Personal information
- Born: 28 February 1996 (age 30) Białystok, Poland

Chess career
- Country: Poland
- Title: FIDE Master (2019)
- Peak rating: 2313 (October 2019)

= Kacper Żochowski =

Polish chess player (born 1996)

Kacper Żochowski (born 28 February 1996) is a Polish chess FIDE Master (2019).

== Chess career ==
Kacper Żochowski eight-time participated in Polish Youth Chess Championships (2007–2014) in various age groups and won bronze medal in 2008 (U12 age group). He with chess club Stoczek 45 Białystok won two medal in Polish Youth Teams Chess Championships: gold (2014) and silver (2013). Also he won silver medal in Polish Youth Team Blitz Chess Championship in 2010 in U14 age group.

In 2004, in Białystok Kacper Żochowski won Zamenhof Chess Memorial D tournament.

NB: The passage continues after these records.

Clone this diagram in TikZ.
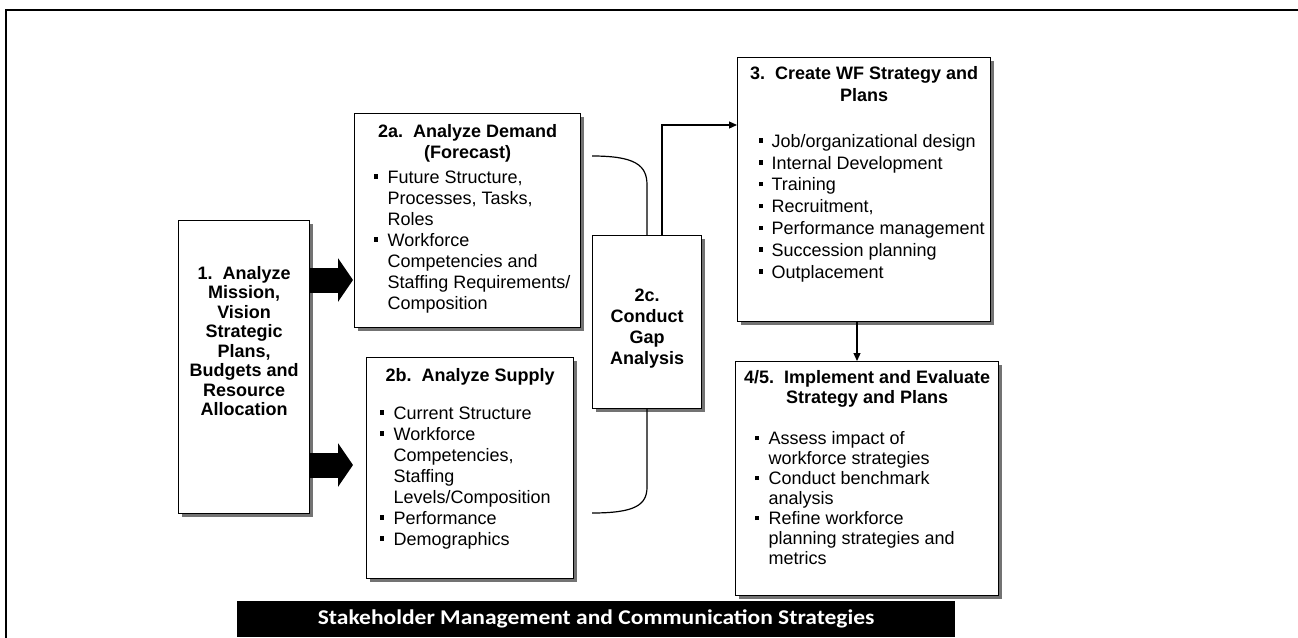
\documentclass[tikz,border=0pt]{standalone}
\usepackage{fontspec}
\setmainfont{Liberation Sans}
\newfontfamily\barfont{Carlito}
\usetikzlibrary{arrows.meta}
\usetikzlibrary{shadows}

% bullet item: #1 bullet indent, #2 text indent, #3 text
\newcommand{\wfitem}[3]{\par\hangindent=#2pt\hangafter=1\noindent\hspace*{#1pt}\makebox[\dimexpr#2pt-#1pt\relax][l]{\raisebox{4.5pt}{\rule{4.5pt}{4.5pt}}}{\let\\\newline#3}\par}
\newcommand{\wftitle}[1]{{\centering\bfseries #1\par}}

\tikzset{
  wfbox/.style={draw, line width=1.2pt, fill=white, inner sep=0pt, anchor=north west,
    drop shadow={shadow xshift=3pt, shadow yshift=-3pt, fill=black!55, opacity=1}},
  blockarrow/.style={line width=25pt, -{Triangle[length=15pt,width=43pt]}},
  flow/.style={line width=1.2pt, -{Triangle[length=8pt,width=7pt]}},
  link/.style={line width=1.2pt}
}

\begin{document}
\begin{tikzpicture}[x=1pt, y=-1pt, font=\fontsize{18}{21}\selectfont]

            \useasboundingbox (0,0) rectangle (1298,637);
            %\draw [help lines, step=50] (0,0) grid (1298,637);

            \draw [line width=2.5pt] (6,640) -- (6,10) -- (1300,10);

            \path   (178,220) node (mis) [wfbox] {\parbox[c][293pt][t]{131pt}{\centering\bfseries\fontsize{18}{19.5}\selectfont
                        \vspace*{45pt}\strut 1.\ \ Analyze\\Mission,\\Vision\\Strategic\\Plans,\\Budgets and\\Resource\\Allocation}}
                    (354,113) node (dem) [wfbox] {\parbox[c][214pt][t]{226pt}{\vspace*{9pt}
                        \wftitle{\strut 2a.\ \ Analyze Demand\\(Forecast)}\vspace{4pt}\raggedright
                        \wfitem{19}{33}{Future Structure,\\Processes, Tasks,\\Roles}
                        \wfitem{19}{33}{Workforce\\Competencies and\\Staffing Requirements/\\Composition}}}
                    (366,357) node (sup) [wfbox] {\parbox[c][221pt][t]{207pt}{\vspace*{9pt}
                        \wftitle{\strut 2b.\ \ Analyze Supply}\vspace{17pt}\raggedright
                        \wfitem{13}{27}{Current Structure}
                        \wfitem{13}{27}{Workforce\\Competencies,\\Staffing\\Levels/Composition}
                        \wfitem{13}{27}{Performance}
                        \wfitem{13}{27}{Demographics}}}
                    (592,235) node (gap) [wfbox] {\parbox[c][173pt][t]{109pt}{\centering\bfseries
                        \vspace*{51pt}\strut 2c.\\Conduct\\Gap\\Analysis}}
                    (737,57) node (strat) [wfbox] {\parbox[c][264pt][t]{253pt}{\fontsize{18}{21.8}\selectfont\vspace*{6.5pt}
                        \wftitle{\strut 3.\ \ Create WF Strategy and\\Plans}\vspace{24.4pt}\raggedright
                        \wfitem{21}{34}{Job/organizational design}
                        \wfitem{21}{34}{Internal Development}
                        \wfitem{21}{34}{Training}
                        \wfitem{21}{34}{Recruitment,}
                        \wfitem{21}{34}{Performance management}
                        \wfitem{21}{34}{Succession planning}
                        \wfitem{21}{34}{Outplacement}}}
                    (735,361) node (impl) [wfbox] {\parbox[c][234pt][t]{263pt}{\fontsize{18}{20}\selectfont\vspace*{8pt}
                        \wftitle{\strut 4/5.\ \ Implement and Evaluate\\Strategy and Plans}\vspace{21pt}\raggedright
                        \wfitem{19}{33}{Assess impact of\\workforce strategies}
                        \wfitem{19}{33}{Conduct benchmark\\analysis}
                        \wfitem{19}{33}{Refine workforce\\planning strategies and\\metrics}}}
                    (237,601) node (bar) [fill=black, anchor=north west, inner sep=0pt, minimum width=718pt, minimum height=36pt,
                        text=white, font=\barfont\bfseries\fontsize{21}{24}\selectfont] {\scalebox{1.12}[1]{Stakeholder Management and Communication Strategies}};

            \coordinate (dtop) at (592,156);
            \coordinate (dbot) at (592,513);
            \coordinate (turn) at (662,125);
            \coordinate (down) at (857,0);

            \draw [blockarrow, shorten >=1pt] (mis.east |- 0,280) -- (dem.west |- 0,280);
            \draw [blockarrow, shorten >=1pt] (mis.east |- 0,465) -- (dem.west |- 0,465);

            \draw [link] (dtop) .. controls (635,156) and (647,165) .. (647,185) -- (gap.north -| 647,0);
            \draw [link] (gap.south -| 647,0) -- (647,487) .. controls (647,505) and (635,513) .. (dbot);

            \draw [flow] (gap.north -| turn) |- (strat.west |- turn);
            \draw [flow] (strat.south -| down) -- (impl.north -| down);

\end{tikzpicture}
\end{document}
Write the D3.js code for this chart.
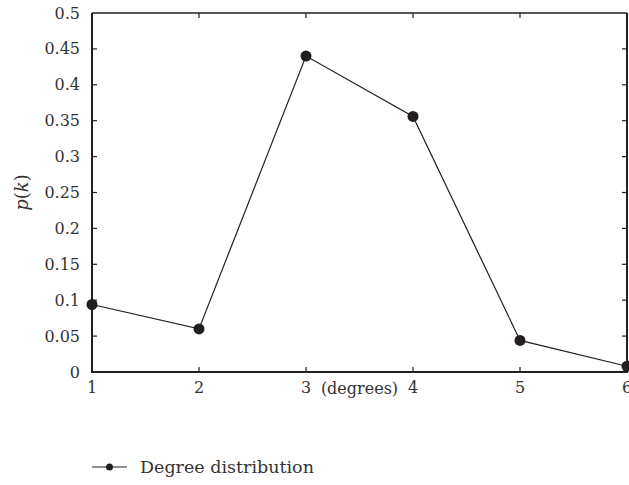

In 2015, in Warsaw he won Najdorf Memorial B tournament.

In 2022, in Suwałki Kacper Żochowski won the silver medal in the Polish Team Blitz Chess Championship and bronze medal in the Polish Blitz Chess Championship.

Kacper Żochowski reached the highest rating in his career on October 1, 2019, with a score of 2313 points.